Ypsilanti formed a blood-typing team of local health officials and the city’s two Civil Defense coordinators, Harold Haun and Carl Arvin. The group met to choose personnel and the location of blood-typing stations. “The meeting will be the first in which Dan Muntean, recently appointed full time director of the program, has participated,” said the November 17 Press. “Mr. Muntean, assistant principal of Ypsilanti High School, was granted a 60-day release by the board of education at their meeting Monday night, to take charge of the campaign.”

State consultants traveled to Ypsilanti to make recommendations “Conclusions drawn from their visit were that Ypsilanti should have five 5-person teams to successfully type the entire population in a reasonable length of time. Each team is composed of a receptionist, nurse, nurse’s aid, and two clerks. Due to the amount of clerical work necessary for each typing, it is deemed necessary to have two clerks to handle the necessary information from each person so as not to slow up the nurse. It was estimated by Chief Haun that. . . smooth working teams could type a total of 700 to 900 persons a day in Ypsilanti.”

A week later, two five-woman blood-typing teams “attended an orientation meeting Friday afternoon, receiving instructions and suggestions for Monday, the opening day of the program,” said the November 25 Press. “Mrs. Jean Smiddy and Mrs. Patricia McGinnis, nurses of the State Office of Civil Defense, spoke to the women, as did Dan Muntean, director of the program in Ypsilanti and Dr. Stacey Howard, chief pathologist of Beyer Hospital and head man for the laboratory phase of the program.”

“The two teams will start Monday by taking blood samples from the personnel of Beyer Hospital and will then move on to Cleary College Tuesday where they expect to type well over 200 students,” continued the paper. “The blood samples are taken to the laboratory at the rear of Beyer Hospital after each day’s run and put into a refrigerator in preparation for typing the following day. . . [o]f the four duplicate forms which are made out at the time of the taking of the samples, one is given to the person to check against his ‘dog tag’ when it arrives.”

On the 27th, the paper ran a photo of the first person to be blood-typed: Mayor Dan Quirk, who also led the city’s Civil Defense team. The caption notes, “The tiny ribbon on the mayor’s shirt front denotes that he has been sampled for typing.”

By mid-December, the program was in full swing. “In stops at Beyer Hospital, Cleary College, and Peninsular Paper Mill the week of November 27 to Dec. 1, 1,500 samples were taken; at Michigan State Normal College and Ypsilanti High School, the total was 2,500; at Estabrook and Prospect Schools and at the Shoppers Stop, 500.”

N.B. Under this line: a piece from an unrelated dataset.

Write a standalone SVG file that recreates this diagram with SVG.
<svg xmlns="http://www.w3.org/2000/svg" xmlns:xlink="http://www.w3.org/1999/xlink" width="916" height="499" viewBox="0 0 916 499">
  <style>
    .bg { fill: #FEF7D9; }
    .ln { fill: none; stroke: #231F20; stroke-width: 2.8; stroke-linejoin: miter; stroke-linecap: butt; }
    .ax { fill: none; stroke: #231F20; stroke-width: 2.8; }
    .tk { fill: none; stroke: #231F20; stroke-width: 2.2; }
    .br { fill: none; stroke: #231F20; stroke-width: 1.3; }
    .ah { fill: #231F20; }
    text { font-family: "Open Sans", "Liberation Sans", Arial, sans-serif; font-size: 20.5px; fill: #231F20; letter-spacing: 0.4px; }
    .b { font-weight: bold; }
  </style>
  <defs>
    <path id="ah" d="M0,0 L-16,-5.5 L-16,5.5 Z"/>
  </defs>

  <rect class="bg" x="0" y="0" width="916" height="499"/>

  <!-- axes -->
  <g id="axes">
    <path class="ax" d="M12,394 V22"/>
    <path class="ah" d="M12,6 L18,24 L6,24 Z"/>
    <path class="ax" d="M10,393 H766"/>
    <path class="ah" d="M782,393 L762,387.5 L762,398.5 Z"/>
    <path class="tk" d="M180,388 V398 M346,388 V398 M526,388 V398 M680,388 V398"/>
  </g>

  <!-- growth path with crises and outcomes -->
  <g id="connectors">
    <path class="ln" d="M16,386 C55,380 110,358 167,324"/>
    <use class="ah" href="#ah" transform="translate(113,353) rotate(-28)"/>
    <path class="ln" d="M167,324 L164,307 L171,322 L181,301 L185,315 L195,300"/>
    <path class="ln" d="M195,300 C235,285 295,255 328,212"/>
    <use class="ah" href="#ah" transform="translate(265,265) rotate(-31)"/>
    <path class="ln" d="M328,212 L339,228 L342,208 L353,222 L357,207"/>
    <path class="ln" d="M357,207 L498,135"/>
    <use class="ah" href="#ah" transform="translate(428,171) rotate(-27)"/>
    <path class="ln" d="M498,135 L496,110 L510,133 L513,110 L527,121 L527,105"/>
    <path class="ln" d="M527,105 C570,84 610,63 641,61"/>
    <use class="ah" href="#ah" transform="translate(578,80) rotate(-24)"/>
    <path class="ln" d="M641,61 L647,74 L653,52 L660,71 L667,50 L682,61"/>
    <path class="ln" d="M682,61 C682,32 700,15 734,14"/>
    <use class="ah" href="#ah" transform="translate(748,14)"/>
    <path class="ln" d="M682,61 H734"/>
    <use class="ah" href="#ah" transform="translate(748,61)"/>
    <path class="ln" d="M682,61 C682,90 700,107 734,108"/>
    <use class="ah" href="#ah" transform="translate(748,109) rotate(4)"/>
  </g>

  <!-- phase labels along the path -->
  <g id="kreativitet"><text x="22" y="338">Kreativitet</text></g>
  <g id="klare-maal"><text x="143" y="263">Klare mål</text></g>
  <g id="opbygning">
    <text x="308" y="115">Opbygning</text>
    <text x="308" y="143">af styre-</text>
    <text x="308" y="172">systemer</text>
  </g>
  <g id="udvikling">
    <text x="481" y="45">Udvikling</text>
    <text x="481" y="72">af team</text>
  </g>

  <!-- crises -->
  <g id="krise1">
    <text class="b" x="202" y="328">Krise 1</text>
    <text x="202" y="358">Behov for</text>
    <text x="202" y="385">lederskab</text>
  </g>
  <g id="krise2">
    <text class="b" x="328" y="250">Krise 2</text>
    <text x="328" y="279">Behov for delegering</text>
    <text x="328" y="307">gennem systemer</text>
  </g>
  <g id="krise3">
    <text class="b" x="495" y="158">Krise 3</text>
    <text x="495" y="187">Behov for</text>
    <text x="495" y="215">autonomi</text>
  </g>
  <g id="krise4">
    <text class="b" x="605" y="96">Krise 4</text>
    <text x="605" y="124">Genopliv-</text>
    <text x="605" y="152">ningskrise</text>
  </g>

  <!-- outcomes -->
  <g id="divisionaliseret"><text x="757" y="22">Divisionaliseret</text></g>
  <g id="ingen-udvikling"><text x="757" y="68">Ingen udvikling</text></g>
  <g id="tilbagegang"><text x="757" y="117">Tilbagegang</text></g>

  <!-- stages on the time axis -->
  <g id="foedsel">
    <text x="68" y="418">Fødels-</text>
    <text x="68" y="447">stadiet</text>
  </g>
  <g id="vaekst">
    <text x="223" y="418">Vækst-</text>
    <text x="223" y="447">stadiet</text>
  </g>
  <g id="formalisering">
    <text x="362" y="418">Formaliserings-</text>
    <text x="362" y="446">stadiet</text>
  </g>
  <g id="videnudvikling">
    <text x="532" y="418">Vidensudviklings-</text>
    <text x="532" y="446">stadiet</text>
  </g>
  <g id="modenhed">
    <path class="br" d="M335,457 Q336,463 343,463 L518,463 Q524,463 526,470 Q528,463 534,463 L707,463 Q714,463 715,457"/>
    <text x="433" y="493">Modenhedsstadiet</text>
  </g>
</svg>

The dog tags were to be distributed early in 1951. “Instead of metal discs,” said the paper, “consideration is being given plastics of varied colors, each corresponding to a type so that work may be speeded in case of disaster. RH factors will be marked on the discs.”

One local resident, D., remembers her tags. “I believe I still have mine somewhere,” she said on a local history blog, “and I certainly have my parents tags. At least back then, everyone knew their blood type! As a kid, I thought the tags were kind of neat.”

“My husband said they really didn't work,” added D. “He was a teenager at the time and he said the girls exchanged tags with their boy friends. The girls also liked to decorate them with fingernail polish.”

Luckily Ypsilantians never needed their tags in a disaster. Today the only vestige of the program are dog tags in dresser drawers, some with creative decoration, from half a century ago.


Diane said...

I finally located my parents dog tags! In talking to other people about these tags, the question came up regarding what the letters on the bottom mean. I know our blood type was on the tag, but I am not sure what the other things mean.

Does anyone know what the various letters refer to?

By the way, thank you for the interesting information concerning my long forgotten dog tag!

Dusty D said...

Dear Diane,

That is just fascinating. May I ask, might you have a close-up picture of the tags, or are you able to scan them on a scanner? If you email the pic or scan to me, I will post it and we'll see if we can figure out the information together with readers--I bet we can. I'd love to see them.